My mother died of Leukemia at the age of 46. I was 22. After she passed, I promised myself I would give blood, but never did–too scared.
That was 11 years ago. Today, I kicked myself in the arse, put my game face on, and went to the local community center where they were holding a blood collect. I entered with much trepidation, but that nervousness quickly vanished as I was greeted by a group of charming senior citizen volunteers who immediately made me feel great about what I was doing for my fellow-man. Because in the end, that’s why I was there…To help save lives.
As was everyone there.
Well, there wasn’t that many “everyone” there. Just me and a couple more people–mostly older men and women. Where was my generation?
First, I had to fill out a very detailed questionnaire. By detailed I mean, highly personal questions followed by more embarrassing ones. Who’d I sleep with in the last 12 months? Have I used intravenous drugs? Have I ever been pregnant and if so, how did that pregnancy end: birth, abortion? Have I been to such and such country in the last 12 months? Have I ever paid for sex? Has anyone ever paid me for it? Have I ever slept with a man who may have slept with another man?
I don’t like answering these questions. It pisses me off.
But, I was willing to answer them because I wanted to fulfill my promise.
Why was I being asked all this?
What does it matter?
If you’re going to test my blood before you pump it into another human being, whom I presume is in dire need of it, and then proceed to test my blood for Hepatitis, HIV–all of the undesirables of the blood–why should it matter if I slept with a queer man or not? I’m here. I’m giving blood. Take it. Do what you want with it. I want you to put every drop of my blood under the microscope…Not my life.

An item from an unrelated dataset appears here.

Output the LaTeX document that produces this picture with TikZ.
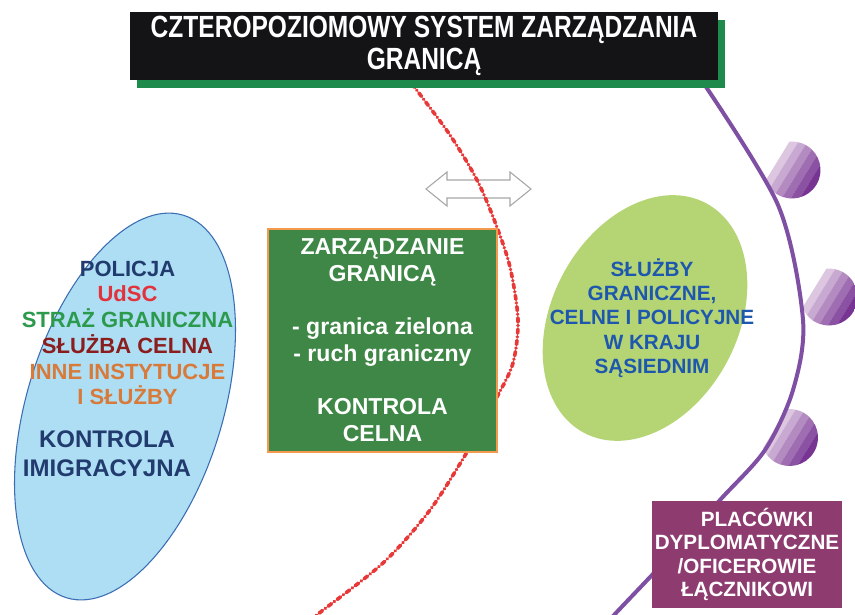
\documentclass[tikz,border=0pt]{standalone}
\usepackage{fontspec}
\setmainfont{Liberation Sans}
\newfontfamily\narrowfont[FakeStretch=0.8]{Liberation Sans}

\definecolor{titleblack}{HTML}{141316}
\definecolor{titlegreen}{HTML}{1E8A4C}
\definecolor{ovalfill}{HTML}{ADDEF4}
\definecolor{ovalline}{HTML}{3B6DB3}
\definecolor{boxgreen}{HTML}{3E8746}
\definecolor{boxorange}{HTML}{F39A4E}
\definecolor{limegreen}{HTML}{B5D574}
\definecolor{placpurple}{HTML}{8E3B70}
\definecolor{linepurple}{HTML}{7E4FA3}
\definecolor{dotlight}{HTML}{DCC6E0}
\definecolor{dotdark}{HTML}{773493}
\definecolor{borderred}{HTML}{E83838}
\definecolor{navy}{HTML}{213B6E}
\definecolor{udscred}{HTML}{E2333D}
\definecolor{sggreen}{HTML}{2C9A4C}
\definecolor{celnared}{HTML}{8A1D1D}
\definecolor{inneorange}{HTML}{D87A3A}
\definecolor{sasiadblue}{HTML}{1E58AE}

\tikzset{
  ovalblue/.style={fill=ovalfill, draw=ovalline, line width=0.8pt},
  ovalgreen/.style={fill=limegreen},
  titlebox/.style={fill=titleblack, text=white, align=center, inner sep=0pt,
    font=\narrowfont\bfseries\fontsize{23}{23.5}\selectfont},
  greenbox/.style={fill=boxgreen, draw=boxorange, line width=1.4pt, text=white,
    align=center, inner sep=0pt, font=\bfseries\fontsize{17.3}{20}\selectfont},
  placbox/.style={fill=placpurple, text=white, align=center, inner sep=0pt,
    font=\bfseries\fontsize{15.5}{17.5}\selectfont},
  borderline/.style={draw=borderred, line width=2.7pt, line cap=round,
    dash pattern=on 3.2pt off 2.6pt on 0.1pt off 2.6pt},
  purpleline/.style={draw=linepurple, line width=3pt},
  arrowbox/.style={draw=gray!70, fill=white, line width=0.8pt}
}

% disc cut by a chord, striped light -> dark
\newcommand{\cutdisc}[2]{%
  \begin{scope}[shift={(#1,#2)}, rotate=-31.5]
    \clip (0,0) circle (28.5);
    \clip (-17,-30) rectangle (30,30);
    \foreach \i in {0,...,5}{
      \pgfmathtruncatemacro\pct{20*\i}
      \fill[dotdark!\pct!dotlight] ({-17+7.7*\i},-30) rectangle ++(7.8,60);
    }
  \end{scope}}

\begin{document}
\begin{tikzpicture}[x=0.75pt, y=0.75pt]
   \useasboundingbox (0,0) rectangle (855,-614);
   \clip (0,0) rectangle (855,-614);
   \fill[white] (0,0) rectangle (855,-614);

   % left oval
   \draw[ovalblue, rotate around={73:(125,-406.5)}] (125,-406.5) ellipse (200 and 98);
   \node[align=center, font=\bfseries\fontsize{16.5}{19.3}\selectfont] (instytucje) at (127.5,-333)
      {\textcolor{navy}{POLICJA}\\ \textcolor{udscred}{UdSC}\\ \textcolor{sggreen}{STRAŻ GRANICZNA}\\
       \textcolor{celnared}{SŁUŻBA CELNA}\\ \textcolor{inneorange}{INNE INSTYTUCJE}\\
       \textcolor{inneorange}{I SŁUŻBY}};
   \node[align=center, text=navy, font=\bfseries\fontsize{18}{21.75}\selectfont] (imigracja) at (107,-454)
      {KONTROLA\\IMIGRACYJNA};

   % right oval and neighbour states
   \fill[ovalgreen, rotate around={62:(645,-318)}] (645,-318) ellipse (130 and 93);
   \node[align=center, text=sasiadblue, font=\bfseries\fontsize{15.5}{18.2}\selectfont] (sasiad) at (652,-318)
      {SŁUŻBY\\GRANICZNE,\\CELNE I POLICYJNE\\W KRAJU\\SĄSIEDNIM};

   % discs and outer line
   \cutdisc{792}{-170}
   \cutdisc{829}{-297}
   \cutdisc{789.5}{-437.5}
   \draw[purpleline] plot[smooth] coordinates {(700,-78) (778,-205) (803,-320)
      (793,-390) (765,-450) (720,-500) (668,-558) (615,-614) (605,-626)};

   % double arrow
   \draw[arrowbox] (426,-189) -- (447,-172) -- (447,-180) -- (510,-180) -- (510,-172)
      -- (531,-189) -- (510,-206) -- (510,-198) -- (447,-198) -- (447,-206) -- cycle;

   % border (red dotted)
   \draw[borderline] plot[smooth] coordinates {(412,-84) (450,-135) (477,-180) (495,-222)
      (510,-267) (518,-320) (513,-363) (497,-397) (470,-447) (430,-510) (383,-563) (318,-614) (305,-625)};

   % middle box
   \node[greenbox, minimum width=171.75pt, minimum height=167.25pt] (zarzadzanie) at (382.5,-340.5)
      {ZARZĄDZANIE\\GRANICĄ\\[20pt]- granica zielona\\- ruch graniczny\\[20pt]KONTROLA\\CELNA};

   % placowki
   \node[placbox, minimum width=142.5pt, minimum height=80.25pt] (placowki) at (747,-554.5)
      {\hspace*{15pt}PLACÓWKI\\DYPLOMATYCZNE\\/OFICEROWIE\\ŁĄCZNIKOWI};

   % title
   \fill[titlegreen] (137,-20) rectangle (725,-88);
   \node[titlebox, minimum width=441pt, minimum height=51pt] (tytul) at (424,-46)
      {CZTEROPOZIOMOWY SYSTEM ZARZĄDZANIA\\GRANICĄ};
\end{tikzpicture}
\end{document}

Here are questions, which to me, would be deemed acceptable:
Are you HIV positive? Do you think you may be? Have you been practising safe sex in the last 12 months? Have you been tested for HIV? Do you use intravenous drugs?
If you answer no to all of these questions, you should be able to proceed. Of course, the blood is tested no matter what your answers are–as it should be. No one here is questioning that. At least, no willing blood donor.
Now, hear me out. If I slept with a bisexual man or paid an escort for sex, but practiced safe sex on both occasions, got tested diligently and was given a clean bill of health, what does that make my blood?
It makes it life saving blood.
There are risk groups/factors, I agree, but within those risk groups there are plenty of no risk donors. By rejecting these people on the basis of their sexual partners, and not their actual BLOOD, which if I remember correctly, is what the whole blood collect is about, we are cutting out a HUGE group of willing and healthy donors.
They took my blood today–I was considered low risk. Lucky me. Lucky you. Lucky everybody.
I left the place with a pamphlet and a sore arm. As I stepped out, I turned back and saw the line of old people waiting to give blood–bless them all–but, it occurred to me as I scanned the room for a young face–I didn’t have to ask where my generation was.
I guess my generation isn’t very low risk.
It’s definitely a queerer generation and if Héma-Québec doesn’t adjust to that reality, soon, their 3% donor population will dwindle to nothing.